Charts and diagrams as code:
▼▼▼

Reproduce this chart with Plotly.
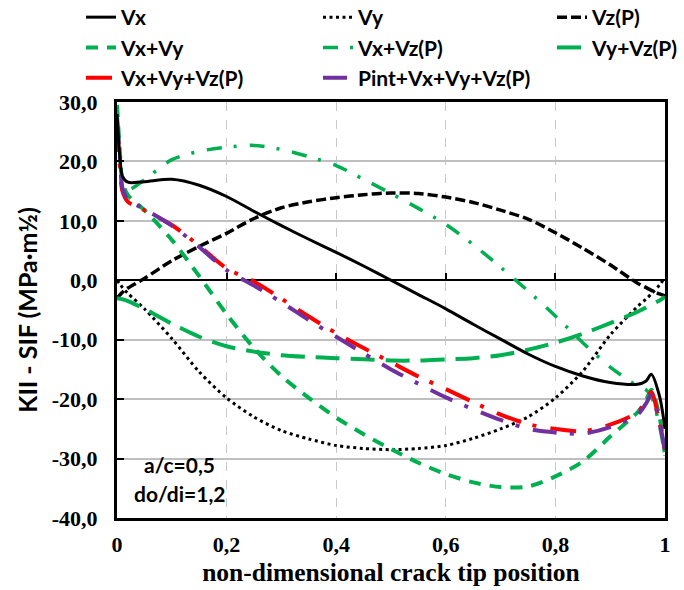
import plotly.graph_objects as go

# crack tip position (non-dimensional)
x_pos = [0, 0.005, 0.01, 0.02, 0.05, 0.1, 0.15, 0.2, 0.25, 0.3, 0.35, 0.4, 0.45, 0.5,
         0.55, 0.6, 0.65, 0.7, 0.75, 0.8, 0.85, 0.9, 0.95, 0.965, 0.975, 0.99, 1.0]

vx = [28, 21, 17.5, 16.5, 16.6, 17.0, 16.0, 14.1, 11.6, 9.2, 6.9, 4.7, 2.4, 0.0,
      -2.4, -4.8, -7.4, -9.9, -12.4, -14.5, -16.1, -17.2, -17.5, -17.0, -15.8, -19.5, -25]
vy = [0, -0.6, -1.2, -2.2, -4.8, -9.8, -15.4, -19.8, -23.0, -25.3, -26.7, -27.8, -28.3, -28.5,
      -28.3, -27.8, -26.6, -25.0, -23.0, -19.8, -15.3, -9.2, -4.4, -3.2, -2.3, -0.8, 0.5]
vz = [-3.0, -2.5, -2.0, -1.3, 0.3, 3.3, 5.7, 7.9, 10.4, 12.2, 13.2, 13.9, 14.4, 14.7,
      14.6, 14.0, 13.1, 11.8, 10.3, 8.0, 5.4, 2.6, -0.5, -1.2, -1.7, -2.3, -2.6]
vx_vy = [29.5, 22, 16.5, 14.3, 11.8, 6.8, 0.7, -5.7, -11.4, -16.1, -19.8, -23.1, -25.9, -28.4,
         -30.7, -32.6, -34.0, -34.8, -34.7, -33.0, -30.5, -26.3, -22.2, -20.3, -18.4, -23, -29.5]
vx_vz = [28.5, 21, 16, 15.2, 16.9, 20.3, 21.7, 22.4, 22.7, 22.0, 20.8, 19.3, 17.0, 14.6,
         12.1, 9.4, 6.0, 2.2, -1.8, -6.0, -10.5, -14.6, -17.8, -18.4, -19.5, -24.5, -29.5]
vy_vz = [-3.0, -3.1, -3.2, -3.5, -4.8, -7.3, -9.5, -11.1, -12.0, -12.6, -12.9, -13.1, -13.3, -13.5,
         -13.5, -13.3, -13.1, -12.6, -11.7, -10.5, -9.0, -7.2, -5.3, -4.6, -4.1, -3.4, -2.8]
vx_vy_vz = [26, 19.5, 15, 13.2, 11.8, 9.3, 5.8, 2.0, -0.2, -3.1, -6.1, -8.9, -11.4, -13.8,
            -16.2, -18.3, -20.5, -22.6, -24.2, -25.0, -25.4, -24.3, -22.2, -20.3, -18.8, -24, -28.5]
pint_all = [27, 21, 15.5, 13.5, 12.0, 9.2, 5.6, 1.7, -0.9, -3.7, -6.7, -9.5, -12.3, -15.0,
            -17.4, -19.7, -21.7, -23.5, -25.0, -25.6, -25.8, -24.7, -22.6, -20.8, -19.3, -24, -28.5]

y_ticks = [30, 20, 10, 0, -10, -20, -30, -40]
y_ticklabels = ["30,0", "20,0", "10,0", "0,0", "-10,0", "-20,0", "-30,0", "-40,0"]
x_ticks = [0, 0.2, 0.4, 0.6, 0.8, 1]
x_ticklabels = ["0", "0,2", "0,4", "0,6", "0,8", "1"]

GREEN = "#00B050"
series = [
    ("Vx", vx, "black", 3, "solid", "legend", "x2"),
    ("Vy", vy, "black", 3, "3px,3.5px", "legend2", "x"),
    ("Vz(P)", vz, "black", 3.5, "10px,4px", "legend3", "x"),
    ("Vx+Vy", vx_vy, GREEN, 4, "12px,9px", "legend", "x"),
    ("Vx+Vz(P)", vx_vz, GREEN, 3.5, "15px,12px,3px,13px", "legend2", "x"),
    ("Vy+Vz(P)", vy_vz, GREEN, 4, "24px,11px", "legend3", "x"),
    ("Vx+Vy+Vz(P)", vx_vy_vz, "#FF0000", 4, "26px,12px,4px,14px", "legend", "x"),
    ("Pint+Vx+Vy+Vz(P)", pint_all, "#7030A0", 4, "24px,13px,4px,14px", "legend2", "x"),
]

fig = go.Figure()
for name, ys, col, w, dash, leg, xa in series:
    fig.add_trace(go.Scatter(x=x_pos, y=ys, name=name, mode="lines", xaxis=xa,
                             line=dict(color=col, width=w, dash=dash, shape="spline", smoothing=0.8),
                             legend=leg))

PL, PR, PT, PB = 117, 665, 102, 518
legfont = dict(family="Lato", size=21, color="black", weight="bold")
def leg(xpx):
    return dict(xref="paper", yref="paper", x=(xpx - PL) / (PR - PL), y=(PB + 3) / (PB - PT),
                xanchor="left", yanchor="top", bgcolor="rgba(0,0,0,0)", font=legfont,
                tracegroupgap=0)

serif_b = dict(family="Liberation Serif", size=22, color="black", weight="bold")

fig.update_layout(
    width=684, height=590,
    margin=dict(l=PL, r=684 - PR, t=PT, b=590 - PB, autoexpand=False),
    plot_bgcolor="white", paper_bgcolor="white",
    legend=leg(81), legend2=leg(318), legend3=leg(552),
    xaxis=dict(range=[0, 1], tickvals=x_ticks, ticktext=x_ticklabels, showgrid=True,
               gridcolor="#C8C8C8", griddash="dash", gridwidth=1, showline=True,
               linecolor="black", linewidth=3, mirror=True, ticks="", zeroline=False,
               tickfont=serif_b, ticklabelstandoff=5,
               title=dict(text="non-dimensional crack tip position",
                          font=dict(family="Liberation Serif", size=25.5, color="black", weight="bold"),
                          standoff=7)),
    xaxis2=dict(overlaying="x", anchor="free", position=40 / 70, range=[0, 1],
                tickvals=x_ticks, ticks="inside", ticklen=7, tickwidth=2, tickcolor="black",
                showticklabels=False, showgrid=False, showline=False, zeroline=False),
    yaxis=dict(range=[-40, 30], tickvals=y_ticks, ticktext=y_ticklabels, showgrid=True,
               gridcolor="#BFBFBF", gridwidth=1.5, showline=True, linecolor="black",
               linewidth=3, mirror=True, ticks="inside", ticklen=7, tickwidth=2,
               tickcolor="black", zeroline=True, zerolinecolor="black", zerolinewidth=2,
               tickfont=serif_b, ticklabelstandoff=12,
               title=dict(text="KII - SIF (MPa·m½)",
                          font=dict(family="Lato", size=25, color="black", weight="bold"),
                          standoff=8)),
    annotations=[
        dict(x=0.114, y=-31.0, xref="x", yref="y", text="a/c=0,5", showarrow=False,
             font=dict(family="Lato", size=21, color="black", weight="bold")),
        dict(x=0.114, y=-35.9, xref="x", yref="y", text="do/di=1,2", showarrow=False,
             font=dict(family="Lato", size=21, color="black", weight="bold")),
    ],
)

fig.write_html("out.html", config={"displayModeBar": False},
               post_script="document.body.style.margin='0';document.body.style.padding='0';")
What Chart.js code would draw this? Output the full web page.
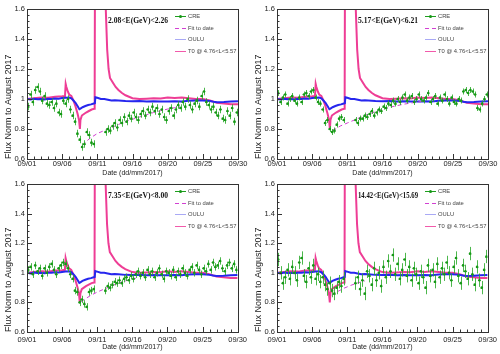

▲▲▲

Leave the pictures out and reproduce exactly the lines from the top of the listing above through the line with "0.975, 0.99, 1.0]".

● **THE ANSWER**:
Reproduce this chart with Plotly.
import plotly.graph_objects as go

# crack tip position (non-dimensional)
x_pos = [0, 0.005, 0.01, 0.02, 0.05, 0.1, 0.15, 0.2, 0.25, 0.3, 0.35, 0.4, 0.45, 0.5,
         0.55, 0.6, 0.65, 0.7, 0.75, 0.8, 0.85, 0.9, 0.95, 0.965, 0.975, 0.99, 1.0]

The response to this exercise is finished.